Santa (aka my son) gave me a copy of Christopher Rollston’s book Writing and Literacy in the World of Ancient Israel. Today I learned that Rollston has “voluntarily” resigned from Emmanuel Christian Seminary. This is Emmanuel’s great loss; some major players there are too hardened, too narrow, to realize it. Rollston will serve the spring 2013 semester in a Visiting Professorship at George Washington University teaching “Gods and Goddesses of the Ancient Near East” and “Dead Sea Scrolls.” Good for him and good for George Washington. But this is not a permanent position.
He will, of course, find a permanent job. We can debate this or that regarding Rollston’s understand of this of that inscription but we cannot debate that he is among the very few Northwest Semitic epigraphers who consistently expand our understanding and deserve our attention.

2 thoughts on “Christopher Rollston Leaves Emmanuel Christian Seminary”

  1. It is good for Emmanuel that Rollston left. The church and its educational institutions need to follow God and His word not false teachers and their lies.
    Rollston moved into the camp of the false teachers by saying that God was wrong and that His word was in error.
    The church needs to remove such people from its ranks so that the truth may ring out unencumbered. The church is not about scholarship, unless it is presenting the truth in a dignified manner, they are to worry about obeying God and preaching/teaching what He wants
    God is not wrong and His word is not in error and we do not use secular culture to interpret God’s message to the world, neither ancient or modern.
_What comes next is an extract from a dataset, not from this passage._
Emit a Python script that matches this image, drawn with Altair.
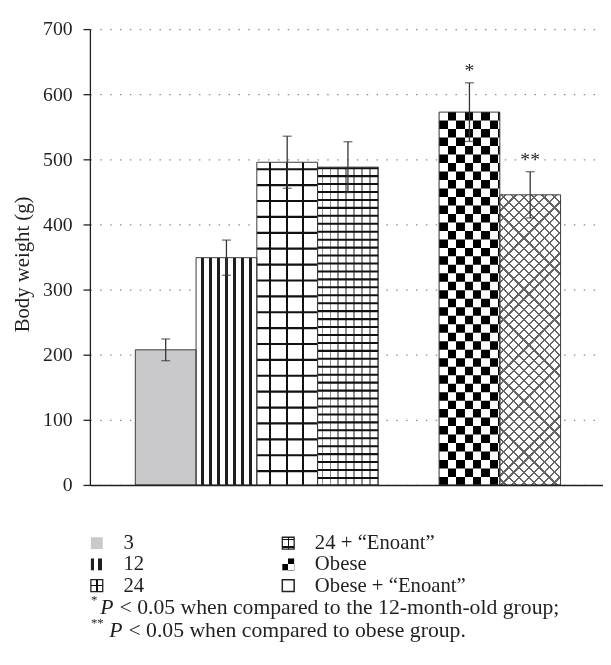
import math
import altair as alt
import pandas as pd

# ---------------- data ----------------
groups = ["3", "12", "24", "24E", "Obese", "ObeseE"]
means = [207.5, 349.0, 495.5, 488.0, 572.5, 445.5]
errors = [16.7, 27.0, 40.0, 39.0, 45.0, 35.5]
stars = ["", "", "", "", "*", "**"]
slots = ["3", "12", "24", "24E", " ", "Obese", "ObeseE"]
y_ticks = [0, 100, 200, 300, 400, 500, 600, 700]

legend_groups = ["3", "12", "24", "24E", "Obese", "ObeseE"]
legend_labels = ["3", "12", "24", "24 + \u201cEnoant\u201d", "Obese", "Obese + \u201cEnoant\u201d"]
legend_col = [0, 0, 0, 1, 1, 1]
legend_row = [0, 1, 2, 0, 1, 2]
note_marks = ["*", "**"]
note_texts = ["< 0.05 when compared to the 12-month-old group;",
              "< 0.05 when compared to obese group."]

# ---------------- layout / style ----------------
W, H = 520, 462
YMAX = 700
PO, AL = 0.723, 0.517
BW = W / (len(slots) + 2 * PO)
FONT = "Liberation Serif"
FS = 20
LFS = 21
NFS = 22
INK = "#231f20"
ERR = "#333333"
TR = "rgba(255,255,255,0)"

df = pd.DataFrame({"group": groups, "mean": means, "err": errors, "star": stars})
df["lo"] = df["mean"] - df["err"]
df["hi"] = df["mean"] + df["err"]
hmap = {g: m / YMAX * H for g, m in zip(groups, means)}


def stripes(length, start, period, thick, on, off):
    st = [(0.0, off)]
    p = start
    while p < length:
        a = max(p, 0) / length
        b = min(p + thick, length) / length
        st += [(a, off), (a, on), (b, on), (b, off)]
        p += period
    st.append((1.0, off))
    return [{"offset": round(o, 5), "color": c} for o, c in st]


def lin(stops, x1, y1, x2, y2):
    return {"gradient": "linear", "stops": stops, "x1": x1, "y1": y1, "x2": x2, "y2": y2}


def diag(w, h, spacing, thick, on, off, down):
    r = h / w
    lam = (1 + r) / (1 + r * r)
    L = (w + h) / math.sqrt(2)
    st = stripes(L, spacing / 2, spacing, thick, on, off)
    if down:
        return lin(st, 0, 1, lam, 1 - lam * r)
    return lin(st, 0, 0, lam, lam * r)


x_enc = alt.X("group:N",
              scale=alt.Scale(domain=slots, paddingInner=0, paddingOuter=PO, align=AL),
              axis=alt.Axis(title=None, labels=False, ticks=False, grid=False,
                            domainColor=INK, domainWidth=1.5, zindex=2))
y_scale = alt.Scale(domain=[0, YMAX], nice=False)
y_axis = alt.Axis(title="Body weight (g)", values=y_ticks, grid=True, gridColor="#8a8a8a",
                  gridDash=[1.5, 8.5], gridWidth=1.3, domainColor=INK, domainWidth=1.3,
                  tickColor=INK, tickWidth=1.3, tickSize=7, labelFont=FONT, labelFontSize=FS,
                  labelColor=INK, labelPadding=11, titleFont=FONT, titleFontSize=FS + 1,
                  titleFontWeight="normal", titleColor=INK, titleX=-68, titleY=238,
                  titleBaseline="middle", titleAngle=270)


def Y(field):
    return alt.Y(f"{field}:Q", scale=y_scale, axis=y_axis)


base = alt.Chart(df)


def bar(g, **kw):
    return base.transform_filter(alt.datum.group == g).mark_bar(**kw).encode(x=x_enc, y=Y("mean"))


def hlines(g, color, period, thick, offset=0.0, **kw):
    # horizontal lines across the bar: a dashed rule as wide as the bar
    return base.transform_filter(alt.datum.group == g).mark_rule(
        color=color, strokeWidth=BW, strokeCap="butt",
        strokeDash=[thick, period - thick], strokeDashOffset=offset, **kw
    ).encode(x=x_enc, y=Y("mean"), y2=alt.datum(0))


layers = [
    bar("3", fill="#c9c9cb"),
    bar("12", fill=lin(stripes(BW, 5, 8.1, 3.3, "#1e1e1e", "#ffffff"), 0, 0, 1, 0)),
    bar("24", fill=lin(stripes(BW, 12.6, 16.6, 2.2, "#111111", "#ffffff"), 0, 0, 1, 0)),
    hlines("24", "#111111", 16.1, 2.2, offset=-6.0),
    bar("24E", fill=lin(stripes(BW, 4, 8.1, 2.0, "#8f8f8f", "#ffffff"), 0, 0, 1, 0)),
    hlines("24E", "#111111", 8.05, 2.1),
    bar("Obese", fill=lin(stripes(BW, 0, 17.2, 8.6, "#000000", "#ffffff"), 0, 0, 1, 0)),
    hlines("Obese", "#ffffff", 17.2, 8.6, blend="difference"),
    bar("ObeseE", fill="#ffffff"),
    bar("ObeseE", fill=diag(BW, hmap["ObeseE"], 7.3, 1.6, "#666666", TR, True)),
    bar("ObeseE", fill=diag(BW, hmap["ObeseE"], 7.3, 1.6, "#666666", TR, False)),
    base.mark_bar(fillOpacity=0, stroke="#3a3a3a", strokeWidth=1).encode(x=x_enc, y=Y("mean")),
    base.mark_rule(color=ERR, strokeWidth=1.3).encode(x=x_enc, y=Y("lo"), y2="hi:Q"),
    base.mark_tick(color=ERR, thickness=1.3, size=9).encode(x=x_enc, y=Y("lo")),
    base.mark_tick(color=ERR, thickness=1.3, size=9).encode(x=x_enc, y=Y("hi")),
    base.mark_text(font=FONT, fontSize=FS, color=INK, baseline="alphabetic", dy=-6).encode(
        x=x_enc, y=Y("hi"), text="star:N"),
]
bars = alt.layer(*layers)

# ---------------- legend ----------------
ldf = pd.DataFrame({"group": legend_groups, "label": legend_labels,
                    "col": legend_col, "row": legend_row})
lx = alt.X("col:Q", scale=alt.Scale(domain=[0, 1], range=[7, 201], nice=False, zero=False), axis=None)
ly = alt.Y("row:Q", scale=alt.Scale(domain=[0, 2], range=[521, 564], nice=False, zero=False), axis=None)
lbase = alt.Chart(ldf)


def sw(g, **kw):
    return lbase.transform_filter(alt.datum.group == g).mark_square(
        size=144, opacity=1, **kw).encode(x=lx, y=ly)


cross_stops = [{"offset": 0, "color": TR}, {"offset": 0.44, "color": TR},
               {"offset": 0.44, "color": "#111"}, {"offset": 0.56, "color": "#111"},
               {"offset": 0.56, "color": TR}, {"offset": 1, "color": TR}]
brick_stops = [{"offset": 0, "color": TR}, {"offset": 0.12, "color": TR},
               {"offset": 0.12, "color": "#111"}, {"offset": 0.26, "color": "#111"},
               {"offset": 0.26, "color": TR}, {"offset": 0.74, "color": TR},
               {"offset": 0.74, "color": "#111"}, {"offset": 0.88, "color": "#111"},
               {"offset": 0.88, "color": TR}, {"offset": 1, "color": TR}]
half_v = [{"offset": 0, "color": "#fff"}, {"offset": 0.5, "color": "#fff"},
          {"offset": 0.5, "color": "#000"}, {"offset": 1, "color": "#000"}]
half_h = [{"offset": 0, "color": "#000"}, {"offset": 0.5, "color": "#000"},
          {"offset": 0.5, "color": "#fff"}, {"offset": 1, "color": "#fff"}]
two_bars = [{"offset": 0, "color": "#1e1e1e"}, {"offset": 0.3, "color": "#1e1e1e"},
            {"offset": 0.3, "color": "#fff"}, {"offset": 0.6, "color": "#fff"},
            {"offset": 0.6, "color": "#1e1e1e"}, {"offset": 0.9, "color": "#1e1e1e"},
            {"offset": 0.9, "color": "#fff"}, {"offset": 1, "color": "#fff"}]

legend_layers = [
    sw("3", fill="#c9c9cb"),
    sw("12", fill=lin(two_bars, 0, 0, 1, 0)),
    sw("24", fill="#ffffff", stroke="#222", strokeWidth=1.3),
    sw("24", fill=lin(cross_stops, 0, 0, 1, 0)),
    sw("24", fill=lin(cross_stops, 0, 0, 0, 1)),
    sw("24E", fill="#ffffff", stroke="#222", strokeWidth=1.3),
    sw("24E", fill=lin(brick_stops, 0, 0, 0, 1)),
    sw("24E", fill=lin(cross_stops, 0, 0, 1, 0)),
    sw("Obese", fill=lin(half_v, 0, 0, 1, 0)),
    sw("Obese", fill=lin(half_h, 0, 0, 0, 1), blend="difference"),
    sw("ObeseE", fill="#ffffff", stroke="#222", strokeWidth=1.5),
    lbase.mark_text(align="left", baseline="middle", dx=27, font=FONT, fontSize=LFS,
                    color=INK).encode(x=lx, y=ly, text="label:N"),
]
legend = alt.layer(*legend_layers)

# ---------------- footnotes ----------------
def note(txt, x, y, size=NFS, style="normal", baseline="middle"):
    return alt.Chart(pd.DataFrame({"t": [txt]})).mark_text(
        align="left", baseline=baseline, font=FONT, fontSize=size, fontStyle=style,
        color=INK).encode(x=alt.value(x), y=alt.value(y), text="t:N")


notes = alt.layer(
    note(note_marks[0], 1, 579, size=13),
    note("P", 10.5, 586, style="italic"),
    note(note_texts[0], 30, 586),
    note(note_marks[1], 1, 602, size=13),
    note("P", 19.5, 609, style="italic"),
    note(note_texts[1], 39, 609),
)

chart = alt.layer(bars, legend, notes).resolve_scale(x="independent", y="independent").properties(
    width=W, height=H,
    padding={"left": 83, "top": 17, "right": 0, "bottom": 170},
    autosize=alt.AutoSizeParams(type="none"),
).configure_view(stroke=None)

chart.save("out.html", embed_options={"renderer": "svg", "actions": False})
  2. Not knowing anything about this controversy or the scholar in question (and not a HuffPo reader), I happened to attend Dr. Rollston’s lecture at the Nov 2012 SBL. He gave a brilliant paper on Ezekiel that had important implications for my own studies in a different specialty. I was so impressed that I followed up with a check on his whereabouts and an email of appreciation. I was surprised to discover a scholar of his caliber teaching at such a conservative school. I’m not religious, and one does not usually expect first class work from a Christian institution so far outside the mainstream. It made me reflect that perhaps my presumptions were wrong, maybe honest scholarship was indeed possible in that context. Oh well. The silver lining is that Dr. Rollston is sure to find a position at a decent school, unencumbered by theologyarchaeolgy & co, who do not have the faintest inkling of what research is.